In Wolfsburg Christian Petzold applies restraint and precision to a tragic story of guilt and revenge in which a man kills a boy with his car and tries to make up for his misdeed by trying to help the mother over her grief. Grief over a lost child is also a driving force in Petzold’s Ghosts, in which a French woman’s search for her abducted daughter leads her back to Berlin and to a young drifter who may be or may not be her child. Berlin is also the setting for Angela Schanelec’s Passing Summer which spins an intricate web of relations between a group of friends and relatives against the background of the city’s cafés, parks and lakes in the summer. Schanelec’s Marseille in contrast focuses on one person, a young photographer from Berlin, who swaps flats and tentatively tries to reinvent herself in the French city. A clearer purpose seems to drive the young Turkish-German actress in Thomas Arslan’s A Fine Day as she moves through sunny Berlin, meets a number of people and actively pursues her idea of happiness. It is also summer and the colours are rich and vibrant in Thomas Arslan’s Dealer, about a melancholy small-time gangster hoping for a big break.

Valeska Grisebach’s particular gift lies in her work with non-professional actors both in her first feature Be My Star, a gentle portrayal of first love and Longing, which, set in rural surroundings of Berlin, is a quietly-told melodrama about a man who finds himself in love with two women. Sleeper is a finely-textured psychological study of a young scientist pressed by the secret service to spy on his Algerian colleague suspected of terrorist involvement. Maria Speth’s The Days Between takes us into the moody twilight world of a young woman suspended between day and night-time jobs, a boyfriend and a lover, between youth and adulthood.

Ulrich Köhler provides the laconic portraits of two deserters: in Bungalow the deserter is young recruit who casually absents himself from his military service to hang out at his parents’ abandoned house; in Windows on Monday it is a young doctor who leaves her husband, daughter and a half-renovated house and ends up as a witness to the absurd proceedings in a remote off-season hotel. In Christoph Hochhäusler’s tense contemporary re-telling of the Hänsel and Gretel story, This Very Moment, two children are left to wander the lonely region near the German-Polish border when their irritated step mother throws them out of the car. In Hochhäusler’s similarly un-nerving second feature, Low Profile, a new school leaver starts anonymously claiming responsibility for local disasters to escape from the frustration of failed job interviews. Henner Winckler’s equally perceptive study of adolescense, School Trip, accompanies a class of secondary school students to a Polish seaside town where competition between one of the students and a young Polish guy lead to disaster.
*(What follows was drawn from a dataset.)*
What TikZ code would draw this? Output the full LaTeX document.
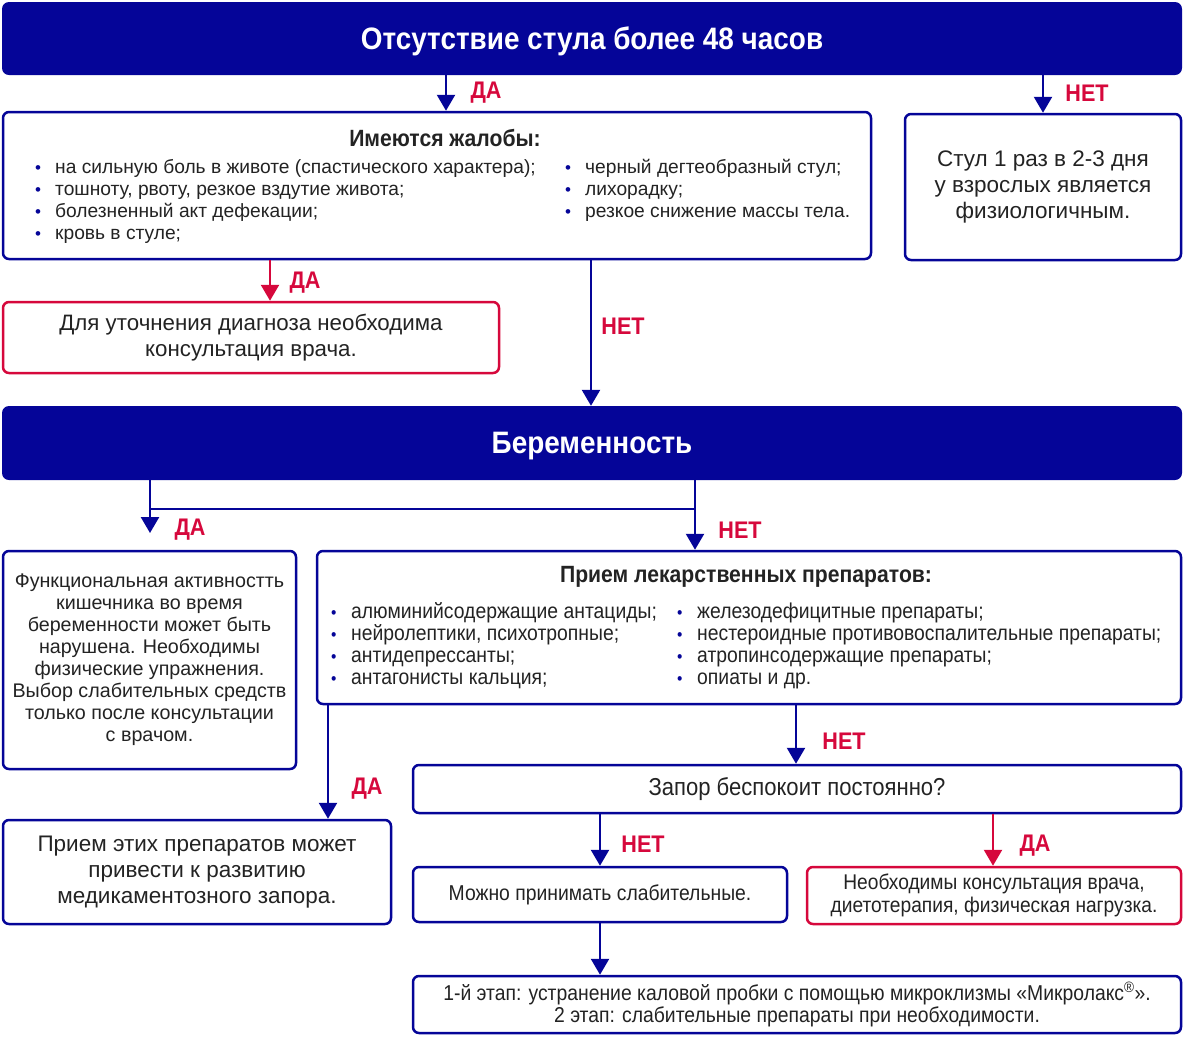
\documentclass[tikz,border=0pt]{standalone}
\usepackage{fontspec}
\setmainfont{Liberation Sans}
\newfontfamily\cond[FakeStretch=0.9]{Liberation Sans}
\usetikzlibrary{arrows.meta,calc}
\definecolor{dblue}{RGB}{5,5,152}
\definecolor{dred}{RGB}{214,8,60}
\definecolor{txt}{RGB}{35,35,35}
\newcommand{\bl}{\makebox[20pt][l]{\textcolor{dblue}{\fontsize{17}{13}\selectfont\textbullet}}}
\tikzset{
  box/.style={draw=dblue, line width=2.5pt, rounded corners=6pt, fill=white, inner sep=0pt, text=txt},
  rbox/.style={box, draw=dred},
  head/.style={fill=dblue, rounded corners=7pt, inner sep=0pt, text=white, text depth=0pt, font=\cond\bfseries\fontsize{31}{34}\selectfont},
  arr/.style={line width=2.5pt, draw=dblue, -{Triangle[width=18pt,length=16pt]}},
  rarr/.style={arr, draw=dred},
  lbl/.style={text=dred, font=\cond\bfseries\fontsize{24}{26}\selectfont, inner sep=0pt},
  lst/.style={align=left, inner sep=0pt, text=txt, anchor=west},
  ttl/.style={inner sep=0pt, text=txt, font=\cond\bfseries\fontsize{23.5}{26}\selectfont},
}
\begin{document}
\begin{tikzpicture}[x=1pt,y=-1pt]
\useasboundingbox (0,0) rectangle (1184,1037);
% boxes
\node[head, minimum width=1180, minimum height=73] (top) at (592,38.5) {Отсутствие стула более 48 часов};
\node[box, minimum width=868, minimum height=147] (b1) at (437,185.5) {};
\node[box, minimum width=276, minimum height=146, align=center, font=\fontsize{22.5}{26}\selectfont] (b2) at (1043,187) {Стул 1 раз в 2-3 дня\\у взрослых является\\физиологичным.};
\node[rbox, minimum width=496, minimum height=71, align=center, font=\fontsize{22.3}{25.5}\selectfont] (r1) at (251,337.5) {Для уточнения диагноза необходима\\консультация врача.};
\node[head, minimum width=1180, minimum height=74] (preg) at (592,443) {Беременность};
\node[box, minimum width=293, minimum height=218, align=center, font=\fontsize{19.7}{22}\selectfont] (b3) at (149.5,660) {Функциональная активностть\\кишечника во время\\беременности может быть\\нарушена. Необходимы\\физические упражнения.\\Выбор слабительных средств\\только после консультации\\с врачом.};
\node[box, minimum width=864, minimum height=153] (med) at (749,627.5) {};
\node[box, minimum width=768, minimum height=48, font=\cond\fontsize{24.5}{26}\selectfont] (zap) at (797,789) {Запор беспокоит постоянно?};
\node[box, minimum width=388, minimum height=104, align=center, font=\fontsize{22.5}{26}\selectfont] (b4) at (197,872) {Прием этих препаратов может\\привести к развитию\\медикаментозного запора.};
\node[box, minimum width=374, minimum height=55, font=\cond\fontsize{21.5}{23}\selectfont] (mozh) at (600,894.5) {Можно принимать слабительные.};
\node[rbox, minimum width=374, minimum height=57, align=center, font=\cond\fontsize{21.3}{23}\selectfont] (r2) at (994,895.5) {Необходимы консультация врача,\\диетотерапия, физическая нагрузка.};
\node[box, minimum width=768, minimum height=57, align=center, font=\cond\fontsize{21.5}{22}\selectfont] (last) at (797,1004.5) {1-й этап: устранение каловой пробки с помощью микроклизмы «Микролакс\textsuperscript{®}».\\2 этап: слабительные препараты при необходимости.};
% texts in b1
\node[ttl] (t1) at (445,138) {Имеются жалобы:};
\node[lst, font=\fontsize{19.2}{22}\selectfont] (l1) at (35,201.5) {\bl на сильную боль в животе (спастического характера);\\\bl тошноту, рвоту, резкое вздутие живота;\\\bl болезненный акт дефекации;\\\bl кровь в стуле;};
\node[lst, font=\fontsize{19.2}{22}\selectfont] (l2) at (565,190.5) {\bl черный дегтеобразный стул;\\\bl лихорадку;\\\bl резкое снижение массы тела.};
% texts in med
\node[ttl] (t2) at (746,577) {Прием лекарственных препаратов:};
\node[lst, font=\cond\fontsize{21.5}{22}\selectfont] (l3) at (331,646) {\bl алюминийсодержащие антациды;\\\bl нейролептики, психотропные;\\\bl антидепрессанты;\\\bl антагонисты кальция;};
\node[lst, font=\cond\fontsize{21.5}{22}\selectfont] (l4) at (677,646) {\bl железодефицитные препараты;\\\bl нестероидные противовоспалительные препараты;\\\bl атропинсодержащие препараты;\\\bl опиаты и др.};
% coordinates for connector columns
\coordinate (c1) at (446,0);
\coordinate (c2) at (1043,0);
\coordinate (c3) at (270,0);
\coordinate (c4) at (591,0);
\coordinate (c5) at (150,509);
\coordinate (c5e) at (150,533);
\coordinate (c6) at (695,509);
\coordinate (c7) at (328,0);
\coordinate (c8) at (796,0);
\coordinate (c9) at (600,0);
\coordinate (c10) at (993,0);
% connectors
\draw[arr] (top.south -| c1) -- (b1.north -| c1);
\draw[arr] (top.south -| c2) -- (b2.north -| c2);
\draw[rarr] (b1.south -| c3) -- (r1.north -| c3);
\draw[arr] (b1.south -| c4) -- (preg.north -| c4);
\draw[arr] (preg.south -| c5) -- (c5e);
\draw[arr] (preg.south -| c6) -- (med.north -| c6);
\draw[line width=2.5pt, draw=dblue] (c5) -- (c6);
\draw[arr] (med.south -| c7) -- (b4.north -| c7);
\draw[arr] (med.south -| c8) -- (zap.north -| c8);
\draw[arr] (zap.south -| c9) -- (mozh.north -| c9);
\draw[rarr] (zap.south -| c10) -- (r2.north -| c10);
\draw[arr] (mozh.south -| c9) -- (last.north -| c9);
% labels
\node[lbl] (y1) at (486,93) {ДА};
\node[lbl] (n1) at (1087,93) {НЕТ};
\node[lbl] (y2) at (305,283) {ДА};
\node[lbl] (n2) at (623,326) {НЕТ};
\node[lbl] (y3) at (190,530) {ДА};
\node[lbl] (n3) at (740,530) {НЕТ};
\node[lbl] (y4) at (367,789) {ДА};
\node[lbl] (n4) at (844,741) {НЕТ};
\node[lbl] (n5) at (643,844) {НЕТ};
\node[lbl] (y5) at (1035,846) {ДА};
\end{tikzpicture}
\end{document}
The season also includes two filmmakers who don’t consider themselves part of the Berlin School, but whose latest films certainly reveal an interest in similar themes. Though stylistically different, Matthias Lutthardt’s Pingpong and Stefan Krohmer’s Summer 04 both focus on middle class families whose seemingly ordered lives are thrown off balance by the intrusion of unexpected visitors and the sexual tension between teenagers and adults.

About the Season

Among the seventeen films on the line-up, there will be UK premieres for Bungalow, Low Profile and Marseille, and a special preview of Longing, ahead of its UK-wide release through the bfi on 18 May. Among the filmmakers travelling to London to support their films will be Christoph Hochhäusler, on hand for an intro and Q&A to the double bill of his films This Very Moment and Low Profile on 1 May; Christian Petzold, to introduce his film Wolfburg on 8 May, and for a Q&A following the London premiere of his feature Ghosts on 9 May; and Benjamin Heisenberg, supporting his film Sleeper on 8 May.

Acknowledging the debt of German filmmakers to French cinema, a talk by the German film critic Ekkerhand Knörer entitled ‘Elective Affinities: The Presence of France and French Film in Recent German Cinema’ will introduce the season on 30 April, together with a Revolver-Live! event focusing on ‘The Politics of Contemporary German Cinema’ organised in collaboration with the German film magazine Revolver.